## Given problem
Return, exactly as written, every line from the first line of the data below through the line that contains "import * as d3 from 'd3';".

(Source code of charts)
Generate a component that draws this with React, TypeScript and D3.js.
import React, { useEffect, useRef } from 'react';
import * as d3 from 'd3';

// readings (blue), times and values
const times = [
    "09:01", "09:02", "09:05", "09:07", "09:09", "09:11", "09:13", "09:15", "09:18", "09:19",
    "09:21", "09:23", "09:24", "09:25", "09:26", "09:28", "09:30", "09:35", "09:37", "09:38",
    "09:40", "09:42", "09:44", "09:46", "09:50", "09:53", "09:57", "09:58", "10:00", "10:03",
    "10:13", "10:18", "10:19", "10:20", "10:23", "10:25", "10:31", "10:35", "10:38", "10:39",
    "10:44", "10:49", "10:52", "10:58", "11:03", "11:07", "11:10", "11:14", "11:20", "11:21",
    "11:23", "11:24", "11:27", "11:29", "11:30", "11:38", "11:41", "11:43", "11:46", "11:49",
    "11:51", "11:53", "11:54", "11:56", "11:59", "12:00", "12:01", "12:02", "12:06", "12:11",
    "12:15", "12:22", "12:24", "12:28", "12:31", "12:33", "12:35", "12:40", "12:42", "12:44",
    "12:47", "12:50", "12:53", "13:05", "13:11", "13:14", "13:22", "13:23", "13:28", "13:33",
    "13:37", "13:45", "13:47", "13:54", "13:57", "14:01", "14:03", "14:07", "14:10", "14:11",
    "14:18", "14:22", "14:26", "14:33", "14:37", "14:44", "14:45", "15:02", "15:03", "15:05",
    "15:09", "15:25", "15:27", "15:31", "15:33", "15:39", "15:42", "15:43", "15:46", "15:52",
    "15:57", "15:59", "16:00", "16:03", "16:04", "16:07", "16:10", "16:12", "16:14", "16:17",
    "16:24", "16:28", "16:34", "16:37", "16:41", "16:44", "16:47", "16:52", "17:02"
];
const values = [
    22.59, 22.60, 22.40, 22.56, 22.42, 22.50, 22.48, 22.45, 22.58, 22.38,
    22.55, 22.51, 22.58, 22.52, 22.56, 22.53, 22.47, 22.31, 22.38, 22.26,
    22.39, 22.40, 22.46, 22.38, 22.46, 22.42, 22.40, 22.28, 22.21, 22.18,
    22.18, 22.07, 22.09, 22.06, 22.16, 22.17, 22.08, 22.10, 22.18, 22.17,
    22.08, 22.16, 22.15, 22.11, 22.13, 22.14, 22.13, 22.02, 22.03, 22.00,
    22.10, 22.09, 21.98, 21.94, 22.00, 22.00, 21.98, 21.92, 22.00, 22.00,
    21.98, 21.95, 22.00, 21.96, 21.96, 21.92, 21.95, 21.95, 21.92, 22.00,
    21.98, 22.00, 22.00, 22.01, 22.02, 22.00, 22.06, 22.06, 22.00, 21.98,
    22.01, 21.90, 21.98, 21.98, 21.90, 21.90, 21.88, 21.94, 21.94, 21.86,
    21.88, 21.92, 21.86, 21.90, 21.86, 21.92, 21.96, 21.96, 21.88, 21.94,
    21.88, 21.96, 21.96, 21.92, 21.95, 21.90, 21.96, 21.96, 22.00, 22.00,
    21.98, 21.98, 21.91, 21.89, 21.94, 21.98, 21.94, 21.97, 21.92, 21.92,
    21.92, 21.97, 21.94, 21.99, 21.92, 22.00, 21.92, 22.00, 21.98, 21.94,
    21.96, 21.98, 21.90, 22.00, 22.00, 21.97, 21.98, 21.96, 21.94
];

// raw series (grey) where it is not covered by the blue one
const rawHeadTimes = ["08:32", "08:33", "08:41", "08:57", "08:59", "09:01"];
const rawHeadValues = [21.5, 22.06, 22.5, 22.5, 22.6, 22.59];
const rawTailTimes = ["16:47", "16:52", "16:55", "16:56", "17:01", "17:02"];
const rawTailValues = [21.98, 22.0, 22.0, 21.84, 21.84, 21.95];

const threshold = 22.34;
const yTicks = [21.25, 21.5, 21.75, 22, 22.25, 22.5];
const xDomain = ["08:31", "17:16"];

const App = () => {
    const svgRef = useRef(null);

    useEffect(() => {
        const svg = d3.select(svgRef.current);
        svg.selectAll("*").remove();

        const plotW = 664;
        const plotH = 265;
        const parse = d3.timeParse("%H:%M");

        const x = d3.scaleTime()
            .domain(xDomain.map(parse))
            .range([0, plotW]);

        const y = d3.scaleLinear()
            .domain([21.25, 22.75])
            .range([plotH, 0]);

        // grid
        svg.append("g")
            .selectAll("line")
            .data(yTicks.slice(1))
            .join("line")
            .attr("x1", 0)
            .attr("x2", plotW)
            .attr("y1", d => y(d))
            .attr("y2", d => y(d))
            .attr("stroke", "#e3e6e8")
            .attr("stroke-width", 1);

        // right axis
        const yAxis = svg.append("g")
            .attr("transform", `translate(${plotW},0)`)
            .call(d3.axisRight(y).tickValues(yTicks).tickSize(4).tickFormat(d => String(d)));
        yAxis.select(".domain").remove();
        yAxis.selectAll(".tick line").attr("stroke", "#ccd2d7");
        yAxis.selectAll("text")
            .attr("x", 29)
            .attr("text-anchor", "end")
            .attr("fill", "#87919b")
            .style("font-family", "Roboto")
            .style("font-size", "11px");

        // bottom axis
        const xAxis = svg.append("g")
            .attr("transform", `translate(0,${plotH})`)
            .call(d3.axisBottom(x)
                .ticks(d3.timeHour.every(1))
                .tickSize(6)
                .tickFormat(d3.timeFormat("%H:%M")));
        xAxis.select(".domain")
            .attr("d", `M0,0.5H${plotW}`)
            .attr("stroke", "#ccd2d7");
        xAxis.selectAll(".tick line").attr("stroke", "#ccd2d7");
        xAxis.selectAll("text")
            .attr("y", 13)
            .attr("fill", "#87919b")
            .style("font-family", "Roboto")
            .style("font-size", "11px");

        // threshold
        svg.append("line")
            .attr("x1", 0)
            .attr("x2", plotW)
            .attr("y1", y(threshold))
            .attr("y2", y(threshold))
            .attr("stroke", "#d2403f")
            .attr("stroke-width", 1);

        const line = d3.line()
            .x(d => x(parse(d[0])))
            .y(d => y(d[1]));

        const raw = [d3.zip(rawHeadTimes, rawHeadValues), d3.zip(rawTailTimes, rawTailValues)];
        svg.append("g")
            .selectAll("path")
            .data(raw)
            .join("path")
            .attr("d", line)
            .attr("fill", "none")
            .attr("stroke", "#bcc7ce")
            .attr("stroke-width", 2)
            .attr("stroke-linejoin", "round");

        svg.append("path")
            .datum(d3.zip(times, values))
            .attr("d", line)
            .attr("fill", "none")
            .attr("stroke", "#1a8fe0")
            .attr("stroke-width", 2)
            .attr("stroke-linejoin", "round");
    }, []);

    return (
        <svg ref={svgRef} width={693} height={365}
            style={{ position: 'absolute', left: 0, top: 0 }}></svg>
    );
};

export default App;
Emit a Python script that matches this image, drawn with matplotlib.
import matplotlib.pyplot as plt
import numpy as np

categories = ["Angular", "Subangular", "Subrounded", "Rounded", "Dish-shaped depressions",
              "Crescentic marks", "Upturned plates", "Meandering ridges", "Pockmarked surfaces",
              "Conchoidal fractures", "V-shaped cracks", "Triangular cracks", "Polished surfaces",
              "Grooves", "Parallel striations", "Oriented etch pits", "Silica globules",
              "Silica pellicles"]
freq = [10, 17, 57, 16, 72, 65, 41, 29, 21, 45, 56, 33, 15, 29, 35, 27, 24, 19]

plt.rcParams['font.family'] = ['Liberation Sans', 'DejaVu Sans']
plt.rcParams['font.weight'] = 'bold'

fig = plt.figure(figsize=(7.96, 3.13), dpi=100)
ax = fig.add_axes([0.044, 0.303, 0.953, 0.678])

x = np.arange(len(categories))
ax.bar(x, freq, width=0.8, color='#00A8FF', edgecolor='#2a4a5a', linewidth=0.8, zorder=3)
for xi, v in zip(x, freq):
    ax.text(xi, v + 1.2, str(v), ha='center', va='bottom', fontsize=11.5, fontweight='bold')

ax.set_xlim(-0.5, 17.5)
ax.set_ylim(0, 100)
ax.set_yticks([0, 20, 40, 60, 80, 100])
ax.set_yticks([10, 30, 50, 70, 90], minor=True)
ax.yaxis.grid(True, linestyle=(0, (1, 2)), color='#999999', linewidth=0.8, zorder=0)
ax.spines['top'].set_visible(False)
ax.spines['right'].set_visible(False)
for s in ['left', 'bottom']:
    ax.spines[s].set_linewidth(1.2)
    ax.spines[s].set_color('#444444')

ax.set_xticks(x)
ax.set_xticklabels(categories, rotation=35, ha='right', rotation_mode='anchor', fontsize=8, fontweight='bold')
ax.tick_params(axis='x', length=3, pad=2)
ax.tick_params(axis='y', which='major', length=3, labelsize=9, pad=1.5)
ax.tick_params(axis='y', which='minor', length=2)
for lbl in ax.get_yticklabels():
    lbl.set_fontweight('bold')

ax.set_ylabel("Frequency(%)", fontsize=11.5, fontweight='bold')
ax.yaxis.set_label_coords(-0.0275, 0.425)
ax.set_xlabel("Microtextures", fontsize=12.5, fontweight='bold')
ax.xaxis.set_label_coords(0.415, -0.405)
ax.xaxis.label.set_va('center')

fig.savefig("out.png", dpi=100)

## Problem solution
Generate a component that draws this with React, TypeScript and D3.js.
import React, { useEffect, useRef } from 'react';
import * as d3 from 'd3';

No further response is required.